Unintended — the Fay holds some legitimate authorization, but the present specific action has not been intent-expressed by the Human Prime, and diverges from the Human Prime's present intent. Authorization solves "is this allowed to move"; intent-expression solves "this particular movement." Human View requires both to hold simultaneously.

Unaware — the Fay is both authorized and intent-expressed, but as a matter of fact the Human Prime cannot, within reasonable cost, come to know what the Fay is doing. This situation often is not the Fay actively concealing things but a flaw in the protocol design — it prevents information from flowing back to the Human Prime side. Human View takes "reachability of information" as a hard condition of the custodianship relation.

Out-of-Control — the Human Prime is already aware, but can no longer intervene in real time, e.g., the Fay refuses revocation commands, refuses to abort tasks, refuses to slow down. This situation is the final form of the other three: when a Fay need not seek authorization, need not disclose action, and need not accept intervention, "custodianship" is left only with its name. Human View requires the intervention path always to be open.

The four anti-propositions are not a mutually exclusive list but progressively deeper boundaries of failure: Unauthorized is failure at the entry, Unintended is failure during the process, Unaware is failure in feedback, Out-of-Control is failure at the last gate. The Faying Protocol must hold the line at all four levels at once to discharge the value of Human View.

Applies equally to iFay and coFay

Human View is not a constraint solely on individual Fays (iFay); it applies equally to iFay and coFay.

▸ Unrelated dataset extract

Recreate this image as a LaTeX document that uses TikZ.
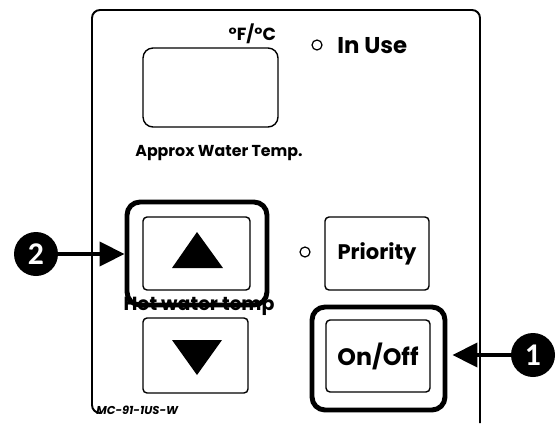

An iFay has an explicit one-to-one correspondence with a specific Human Prime; the custodianship relation is intuitive. A coFay usually corresponds to an organization, a team, or a role, and the custodianship relation is not naturally clear. However, precisely because the attribution end of a coFay is often an organization rather than a specific person, Human View's requirements need to be expressed even more explicitly: the organization must, at the institutional layer, make clear "who is authorized to exercise custodianship on behalf of the organization," or else the coFay slides in fact into the gray zone of "no specific responsible person who can keep custodianship."

No Fay, whether iFay or coFay, may drift outside Human View on the grounds that "I belong to an organization, so no one is specifically in custodianship." The organization has the duty to land the duty of custodianship on a specific person or role. This is not a technical question; it is a values question.

Relation to the Faying Protocol

Human View is a value at the blueprint level; the Faying Protocol is the technical-constraint specification that bears this value.

Human View answers "why some constraint is needed." The Faying Protocol answers "how this constraint is technically faithfully discharged."

If Human View is a charter, the Faying Protocol is the entire body of basic law that lands the charter on specific executing agencies, specific procedures, and specific credentials. A charter without legal carrier devolves into a slogan; a body of law that departs from the charter it was meant to bear becomes the very thing the charter was meant to oppose. The two must calibrate each other: when some design of the Faying Protocol makes it easy for a Fay to drift outside Human View, it must be rejected, no matter how convenient it is in engineering; when some new scenario makes Human View hard to discharge under the existing Faying Protocol, that means the Faying Protocol must be upgraded, not Human View conceded.

Chapter 12 (Dual Semantics of Faying) and Chapter 13 (Rogue Fay and Responsibility Attribution) will receive this value at the protocol form layer: Chapter 12 explains how the custodianship relation is established and maintained; Chapter 13 explains how, once custodianship no longer holds, the Fay must stop. Together, the two are the concrete landing of Human View at the protocol layer.